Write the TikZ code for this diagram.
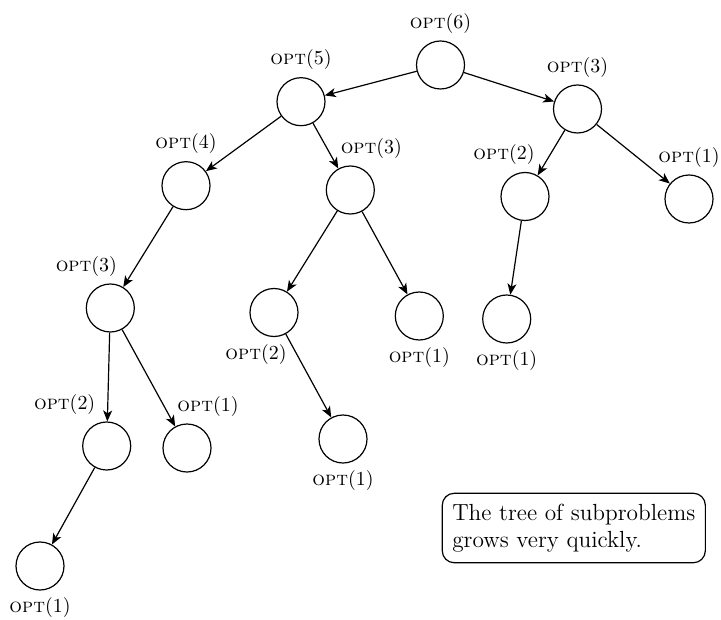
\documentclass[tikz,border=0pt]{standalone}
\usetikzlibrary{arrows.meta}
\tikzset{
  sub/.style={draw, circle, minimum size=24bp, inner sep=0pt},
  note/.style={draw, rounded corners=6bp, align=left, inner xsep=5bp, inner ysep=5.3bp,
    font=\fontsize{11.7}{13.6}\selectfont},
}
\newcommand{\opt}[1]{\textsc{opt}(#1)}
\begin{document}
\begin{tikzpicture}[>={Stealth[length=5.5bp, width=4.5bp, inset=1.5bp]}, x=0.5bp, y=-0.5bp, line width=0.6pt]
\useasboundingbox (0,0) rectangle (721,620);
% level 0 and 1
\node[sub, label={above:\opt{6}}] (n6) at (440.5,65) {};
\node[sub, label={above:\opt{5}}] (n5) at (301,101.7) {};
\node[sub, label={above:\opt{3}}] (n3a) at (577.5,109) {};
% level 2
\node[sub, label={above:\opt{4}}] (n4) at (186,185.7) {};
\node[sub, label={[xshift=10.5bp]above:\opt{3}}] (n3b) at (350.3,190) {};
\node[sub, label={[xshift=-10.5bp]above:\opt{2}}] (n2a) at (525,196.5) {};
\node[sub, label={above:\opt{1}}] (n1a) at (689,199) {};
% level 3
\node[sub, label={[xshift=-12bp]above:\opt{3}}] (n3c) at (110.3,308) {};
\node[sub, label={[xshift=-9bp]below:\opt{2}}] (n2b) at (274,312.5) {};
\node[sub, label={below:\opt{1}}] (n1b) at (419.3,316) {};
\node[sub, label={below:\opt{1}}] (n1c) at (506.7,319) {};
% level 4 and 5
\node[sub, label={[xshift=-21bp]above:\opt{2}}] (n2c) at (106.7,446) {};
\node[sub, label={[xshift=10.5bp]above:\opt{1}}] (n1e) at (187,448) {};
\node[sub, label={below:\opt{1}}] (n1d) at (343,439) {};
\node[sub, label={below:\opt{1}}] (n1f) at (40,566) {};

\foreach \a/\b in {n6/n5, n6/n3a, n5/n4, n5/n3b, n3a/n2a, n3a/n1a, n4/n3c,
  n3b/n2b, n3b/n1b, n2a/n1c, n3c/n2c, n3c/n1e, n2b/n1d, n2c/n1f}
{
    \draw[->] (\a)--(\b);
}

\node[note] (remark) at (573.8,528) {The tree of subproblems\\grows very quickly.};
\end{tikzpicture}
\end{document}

===

» **Exercise directions**: Reproduce the material word for word. Any pictures should be left out of the copy.

» **Result below**:
Write the TikZ code for this diagram.
\documentclass[tikz,border=0pt]{standalone}
\usetikzlibrary{arrows.meta}
\tikzset{
  sub/.style={draw, circle, minimum size=24bp, inner sep=0pt},
  note/.style={draw, rounded corners=6bp, align=left, inner xsep=5bp, inner ysep=5.3bp,
    font=\fontsize{11.7}{13.6}\selectfont},
}
\newcommand{\opt}[1]{\textsc{opt}(#1)}
\begin{document}
\begin{tikzpicture}[>={Stealth[length=5.5bp, width=4.5bp, inset=1.5bp]}, x=0.5bp, y=-0.5bp, line width=0.6pt]
\useasboundingbox (0,0) rectangle (721,620);
% level 0 and 1
\node[sub, label={above:\opt{6}}] (n6) at (440.5,65) {};
\node[sub, label={above:\opt{5}}] (n5) at (301,101.7) {};
\node[sub, label={above:\opt{3}}] (n3a) at (577.5,109) {};
% level 2
\node[sub, label={above:\opt{4}}] (n4) at (186,185.7) {};
\node[sub, label={[xshift=10.5bp]above:\opt{3}}] (n3b) at (350.3,190) {};
\node[sub, label={[xshift=-10.5bp]above:\opt{2}}] (n2a) at (525,196.5) {};
\node[sub, label={above:\opt{1}}] (n1a) at (689,199) {};
% level 3
\node[sub, label={[xshift=-12bp]above:\opt{3}}] (n3c) at (110.3,308) {};
\node[sub, label={[xshift=-9bp]below:\opt{2}}] (n2b) at (274,312.5) {};
\node[sub, label={below:\opt{1}}] (n1b) at (419.3,316) {};
\node[sub, label={below:\opt{1}}] (n1c) at (506.7,319) {};
% level 4 and 5
\node[sub, label={[xshift=-21bp]above:\opt{2}}] (n2c) at (106.7,446) {};
\node[sub, label={[xshift=10.5bp]above:\opt{1}}] (n1e) at (187,448) {};
\node[sub, label={below:\opt{1}}] (n1d) at (343,439) {};
\node[sub, label={below:\opt{1}}] (n1f) at (40,566) {};

\foreach \a/\b in {n6/n5, n6/n3a, n5/n4, n5/n3b, n3a/n2a, n3a/n1a, n4/n3c,
  n3b/n2b, n3b/n1b, n2a/n1c, n3c/n2c, n3c/n1e, n2b/n1d, n2c/n1f}
{
    \draw[->] (\a)--(\b);
}

\node[note] (remark) at (573.8,528) {The tree of subproblems\\grows very quickly.};
\end{tikzpicture}
\end{document}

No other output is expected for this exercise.